If we normalize the purchase of women’s bodies, what are we teaching men about entitlement? What are we teaching our daughters about their value?

Would you be comfortable if a man paid to have sex with your daughter? 

Would you accept your husband purchasing another woman’s body because society framed it as acceptable?

If the answer is no, then we need to be honest about what we are defending.

To the boards, executive directors, policy advisors, and leaders of these women’s organizations:

You have influence. You shape funding priorities, public messaging, and political advocacy. With that influence comes responsibility.

Align your work with the full intent of the PCEPA-Protection of Communities and Exploited Persons Act [the Canadian Nordic Model law]. Focus your advocacy on reducing demand. Push for law enforcement that holds purchasers accountable. Invest in prevention strategies that target buyers. Expand meaningful exit services for those who want out.
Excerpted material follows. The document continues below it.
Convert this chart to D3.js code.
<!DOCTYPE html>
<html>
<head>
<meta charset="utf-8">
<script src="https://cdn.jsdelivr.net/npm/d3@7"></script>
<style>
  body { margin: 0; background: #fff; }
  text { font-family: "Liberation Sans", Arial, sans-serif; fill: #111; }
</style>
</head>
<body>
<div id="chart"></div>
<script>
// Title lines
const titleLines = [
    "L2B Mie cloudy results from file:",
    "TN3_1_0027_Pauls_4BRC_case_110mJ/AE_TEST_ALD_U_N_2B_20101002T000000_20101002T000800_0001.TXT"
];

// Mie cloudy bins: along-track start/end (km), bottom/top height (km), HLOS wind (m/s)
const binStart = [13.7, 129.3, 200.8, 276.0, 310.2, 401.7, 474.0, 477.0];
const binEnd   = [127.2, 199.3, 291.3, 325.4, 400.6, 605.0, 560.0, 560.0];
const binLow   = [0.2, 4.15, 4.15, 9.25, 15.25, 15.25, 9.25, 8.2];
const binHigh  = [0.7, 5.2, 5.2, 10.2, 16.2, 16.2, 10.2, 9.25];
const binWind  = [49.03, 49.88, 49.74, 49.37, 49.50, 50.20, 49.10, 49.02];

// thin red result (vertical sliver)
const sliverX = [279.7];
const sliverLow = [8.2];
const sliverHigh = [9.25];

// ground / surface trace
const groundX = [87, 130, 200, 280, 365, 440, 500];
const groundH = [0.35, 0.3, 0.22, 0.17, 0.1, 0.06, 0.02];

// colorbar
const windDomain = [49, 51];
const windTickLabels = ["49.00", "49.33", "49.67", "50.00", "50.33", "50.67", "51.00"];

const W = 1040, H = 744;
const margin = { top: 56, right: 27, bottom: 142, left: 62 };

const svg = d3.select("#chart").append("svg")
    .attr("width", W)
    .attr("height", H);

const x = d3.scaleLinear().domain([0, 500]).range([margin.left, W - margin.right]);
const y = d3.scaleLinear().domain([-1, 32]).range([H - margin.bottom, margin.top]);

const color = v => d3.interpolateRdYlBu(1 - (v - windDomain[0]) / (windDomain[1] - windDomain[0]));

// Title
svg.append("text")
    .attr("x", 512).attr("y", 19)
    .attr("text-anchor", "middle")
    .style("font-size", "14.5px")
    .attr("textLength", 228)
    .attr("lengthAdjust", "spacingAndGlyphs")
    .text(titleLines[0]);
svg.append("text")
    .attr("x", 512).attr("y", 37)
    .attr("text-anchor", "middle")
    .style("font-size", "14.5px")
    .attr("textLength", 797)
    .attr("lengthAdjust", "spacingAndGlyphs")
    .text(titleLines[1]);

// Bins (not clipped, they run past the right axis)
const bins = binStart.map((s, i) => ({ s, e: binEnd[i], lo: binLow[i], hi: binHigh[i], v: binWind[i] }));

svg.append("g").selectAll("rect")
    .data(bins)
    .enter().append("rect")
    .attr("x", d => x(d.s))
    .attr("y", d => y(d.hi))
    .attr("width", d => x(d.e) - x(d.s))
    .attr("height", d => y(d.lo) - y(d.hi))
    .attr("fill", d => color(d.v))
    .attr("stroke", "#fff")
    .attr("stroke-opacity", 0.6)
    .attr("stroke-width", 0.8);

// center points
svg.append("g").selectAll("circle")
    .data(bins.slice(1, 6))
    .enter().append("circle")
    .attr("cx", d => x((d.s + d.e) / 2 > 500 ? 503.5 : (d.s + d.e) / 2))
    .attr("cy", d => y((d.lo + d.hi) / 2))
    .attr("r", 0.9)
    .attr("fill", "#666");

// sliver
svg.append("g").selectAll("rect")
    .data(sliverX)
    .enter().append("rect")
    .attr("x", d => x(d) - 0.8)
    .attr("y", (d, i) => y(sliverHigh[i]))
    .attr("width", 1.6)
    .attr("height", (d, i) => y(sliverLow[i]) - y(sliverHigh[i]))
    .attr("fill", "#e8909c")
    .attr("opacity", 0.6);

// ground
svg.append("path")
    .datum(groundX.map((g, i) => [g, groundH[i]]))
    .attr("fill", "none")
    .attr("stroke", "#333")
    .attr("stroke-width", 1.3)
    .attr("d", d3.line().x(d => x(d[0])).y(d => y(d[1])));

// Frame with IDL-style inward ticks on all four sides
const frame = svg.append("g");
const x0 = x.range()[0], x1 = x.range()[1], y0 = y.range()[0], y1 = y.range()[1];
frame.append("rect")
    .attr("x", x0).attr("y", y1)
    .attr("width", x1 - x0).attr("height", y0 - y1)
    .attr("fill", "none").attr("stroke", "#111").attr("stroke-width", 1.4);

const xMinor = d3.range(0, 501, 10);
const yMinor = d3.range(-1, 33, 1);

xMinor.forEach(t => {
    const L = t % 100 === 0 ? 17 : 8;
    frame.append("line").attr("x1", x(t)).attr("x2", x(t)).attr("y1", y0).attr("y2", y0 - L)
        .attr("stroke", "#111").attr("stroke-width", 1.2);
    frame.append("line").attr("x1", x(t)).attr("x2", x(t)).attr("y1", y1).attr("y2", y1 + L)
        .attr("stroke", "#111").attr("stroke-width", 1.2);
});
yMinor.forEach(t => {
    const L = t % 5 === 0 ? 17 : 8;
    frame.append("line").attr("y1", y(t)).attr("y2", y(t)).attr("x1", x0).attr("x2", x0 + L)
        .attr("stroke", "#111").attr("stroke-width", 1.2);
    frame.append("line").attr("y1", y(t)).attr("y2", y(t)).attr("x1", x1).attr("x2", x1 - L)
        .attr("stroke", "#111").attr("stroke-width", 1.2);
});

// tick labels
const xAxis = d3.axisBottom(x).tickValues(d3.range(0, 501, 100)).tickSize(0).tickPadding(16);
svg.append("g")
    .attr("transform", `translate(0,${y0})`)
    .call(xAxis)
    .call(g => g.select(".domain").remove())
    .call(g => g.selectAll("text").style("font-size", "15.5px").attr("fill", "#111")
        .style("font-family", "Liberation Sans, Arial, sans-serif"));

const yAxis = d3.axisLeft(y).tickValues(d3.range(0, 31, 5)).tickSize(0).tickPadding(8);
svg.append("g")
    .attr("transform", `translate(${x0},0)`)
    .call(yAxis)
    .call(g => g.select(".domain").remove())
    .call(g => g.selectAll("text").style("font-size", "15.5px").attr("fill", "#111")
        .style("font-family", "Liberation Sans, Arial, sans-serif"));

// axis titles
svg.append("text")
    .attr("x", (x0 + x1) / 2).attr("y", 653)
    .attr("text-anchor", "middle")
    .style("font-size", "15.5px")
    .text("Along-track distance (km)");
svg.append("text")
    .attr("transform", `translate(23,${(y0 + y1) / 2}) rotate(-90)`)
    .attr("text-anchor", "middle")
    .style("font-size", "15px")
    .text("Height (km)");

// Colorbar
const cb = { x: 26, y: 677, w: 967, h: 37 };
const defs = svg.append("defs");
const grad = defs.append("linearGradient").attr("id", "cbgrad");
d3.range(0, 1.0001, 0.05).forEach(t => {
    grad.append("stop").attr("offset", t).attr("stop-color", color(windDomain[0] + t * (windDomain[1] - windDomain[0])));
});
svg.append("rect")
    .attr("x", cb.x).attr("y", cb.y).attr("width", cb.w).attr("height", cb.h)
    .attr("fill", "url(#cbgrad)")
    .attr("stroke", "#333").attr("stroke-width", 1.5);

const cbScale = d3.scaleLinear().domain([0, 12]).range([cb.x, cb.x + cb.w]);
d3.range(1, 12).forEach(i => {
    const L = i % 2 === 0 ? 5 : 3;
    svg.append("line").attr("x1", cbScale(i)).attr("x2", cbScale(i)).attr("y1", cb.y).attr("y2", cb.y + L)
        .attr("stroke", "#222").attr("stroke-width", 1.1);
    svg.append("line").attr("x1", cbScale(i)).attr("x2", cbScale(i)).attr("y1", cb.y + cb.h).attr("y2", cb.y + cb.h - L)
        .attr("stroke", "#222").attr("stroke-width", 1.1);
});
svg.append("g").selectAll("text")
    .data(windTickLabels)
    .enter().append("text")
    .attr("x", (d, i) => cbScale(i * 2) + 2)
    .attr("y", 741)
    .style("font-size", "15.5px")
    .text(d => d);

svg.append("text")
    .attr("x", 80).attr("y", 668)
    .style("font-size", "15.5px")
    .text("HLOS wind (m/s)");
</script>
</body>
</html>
Across this country, abolitionist organizations are already doing this work — providing housing, trauma-informed care, prevention programming, and exit support while also challenging the demand that fuels exploitation. It is possible to support women without normalizing the system that harms them.

Do not sidestep the uncomfortable truth that demand fuels exploitation. Confront it.

Be bold enough to challenge systems that profit from women’s vulnerability.

Be honest enough to acknowledge that normalizing purchase protects power, not equality.

Be courageous enough to stand with survivors whose experiences are overlooked by mainstream assumptions.

Ending demand is not extreme. It is prevention. It is public safety. It is protecting women and girls.

History will remember where institutions stood when survivors spoke.

For many of us, this was not work. There was no empowerment. There was exploitation. 

There was trauma. 

There was survival.

Survivors deserve more than tidy distinctions. We deserve truth.

And I will unapologetically stand with the women who were harmed — even when that truth makes institutions uncomfortable.